Bahnsen acknowledges that a common criticism of supernaturalism is the lack of an epistemological methodology which can take us from what we do know in the “here and now” (i.e., by reference to the evidence of the senses) to the “suprasensible reality” that Bahnsen claims to know about. We will find below that his response to this type of objection is to remove such knowledge claims from the field of epistemology altogether, which is a most fatal move if there ever were one. It is pointed out that we do not perceive such a phenomenon, but the response to this is that we should not expect to perceive it and accept claims about in spite of our inability to perceive it. Bahnsen does not seem to be claiming that he possesses a mode of perception beyond the five that we know human beings to possess. That is a wise move, but it garners him no points. Regardless, as pointed out above, even if man possessed 150 sense modalities, what would keep the Bahnsens of the world from claiming the existence of something which could only be perceived if we had a 151st sense modality, which, it is acknowledged, we lack? Then as now, we would be told not to expect to perceive whatever it is that we could not perceive, but that it is there nonetheless. At any rate, Bahnsen is well aware that a major concern is how one could “know” what it is he and other religionists are talking about when they speak of “the supernatural,” and yet what does he provide to answer this concern? Does he identify the means by which he is (allegedly) aware of what he calls “the supernatural”? No, he does not. Instead, he seeks to undermine reliance on the sense modalities that we do have, pronouncing them tainted or even inadequate to begin with. But nowhere does he identify any kind of alternative, and nowhere does he prove the existence of what he calls “supernatural.” Again, he provides no positive case for “the supernatural.”

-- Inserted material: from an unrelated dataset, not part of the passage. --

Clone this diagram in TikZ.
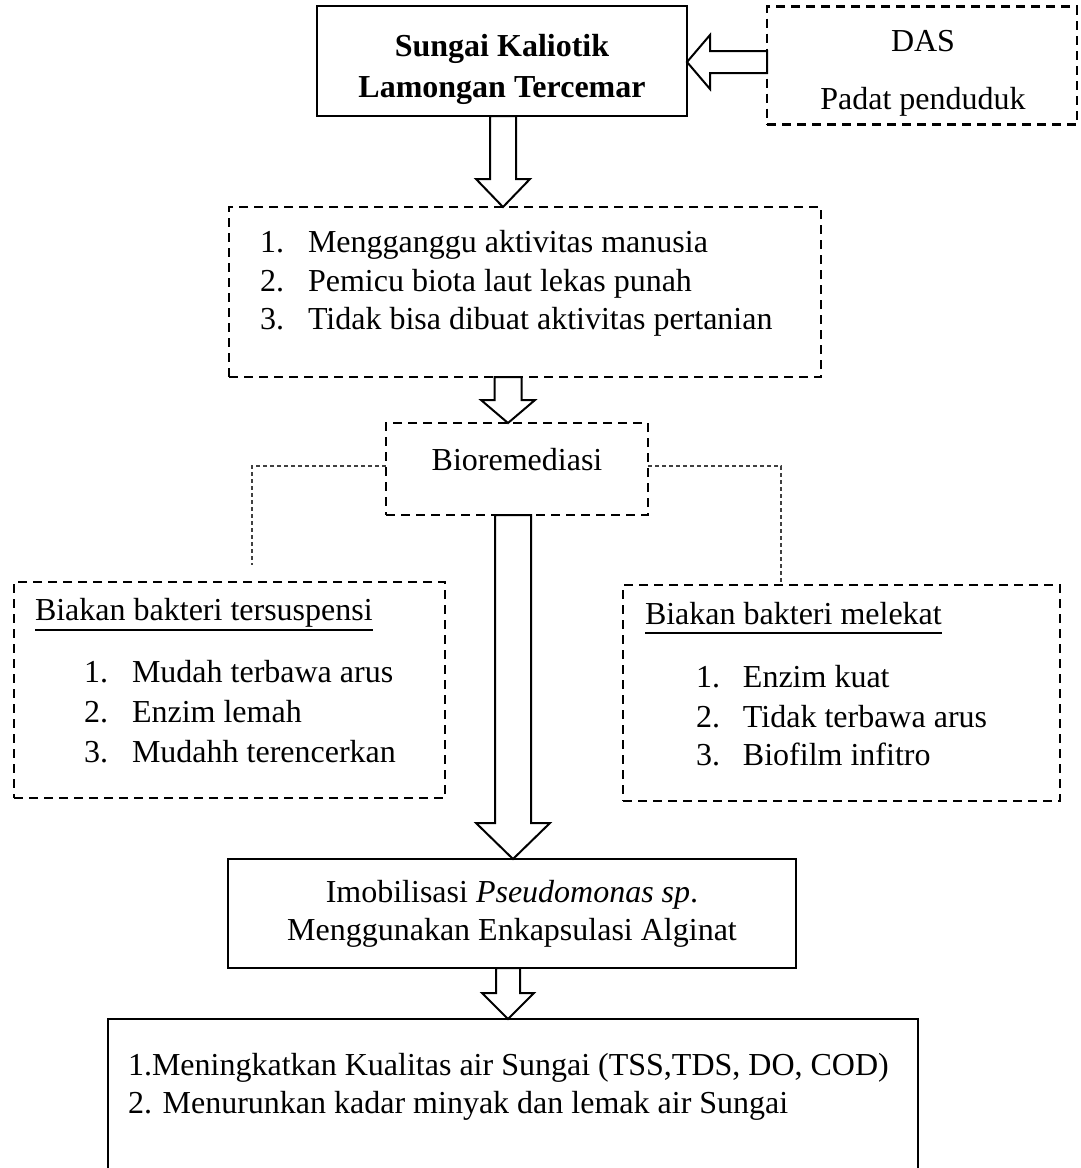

So again, when Bahnsen affirms the existence of “a suprasensible reality which is not directly experienced or verified by natural science,” he merely identifies the means by which we do not know “the supernatural,” but he resists indicating the means by which one could know “the supernatural.” It is, as he confesses, “a kind of ‘news from nowhere’,” only it’s not news at all. He gives us nothing by which we could distinguish this “[good] news” from fantasy and fiction. That is because it is fantasy and fiction. If there’s a difference between fact and fiction, then Bahnsen and other advocates of “the supernatural” need to explain how we can acquire knowledge of what they call “the supernatural” and distinguish it from mere imagination. One does not even need explicitly to “argue that all informative or factual statements about the objective world must be derived empirically (based on experience, observation, sensation)” in order to recognize a difference between fact and fiction. But if one does make the claim that “informative and factual statements about the objective world” can be informed without content originally gathered from the world by “experience, observation, sensation,” he needs to identify an alternative to these. What alternative does Bahnsen identify? That’s just the problem: he identifies no alternative.

Consider:

According to Kant, metaphysical discussions trade in purely verbal definitions and their logical implications; hence they are arbitrary, suspended in the sky, and result in irresolvable disagreements. Metaphysical statements have no real significance. By nature, human knowledge is dependent on the senses, and thus reasoning can never take one to conclusions that apply outside the empirical realm. (Always Ready, p. 184)

The notion of “conclusions that apply outside the empirical realm” is a rather vague way to identify something one wants to defend. It identifies a contrast, but it does not necessarily imply objectivity. As I have pointed out several times already, anyone can imagine something that exists “outside the empirical realm.” But imagination is not an objective means of knowledge. Apologists will have to do better than this if they want their religious views taken seriously by rational thinkers.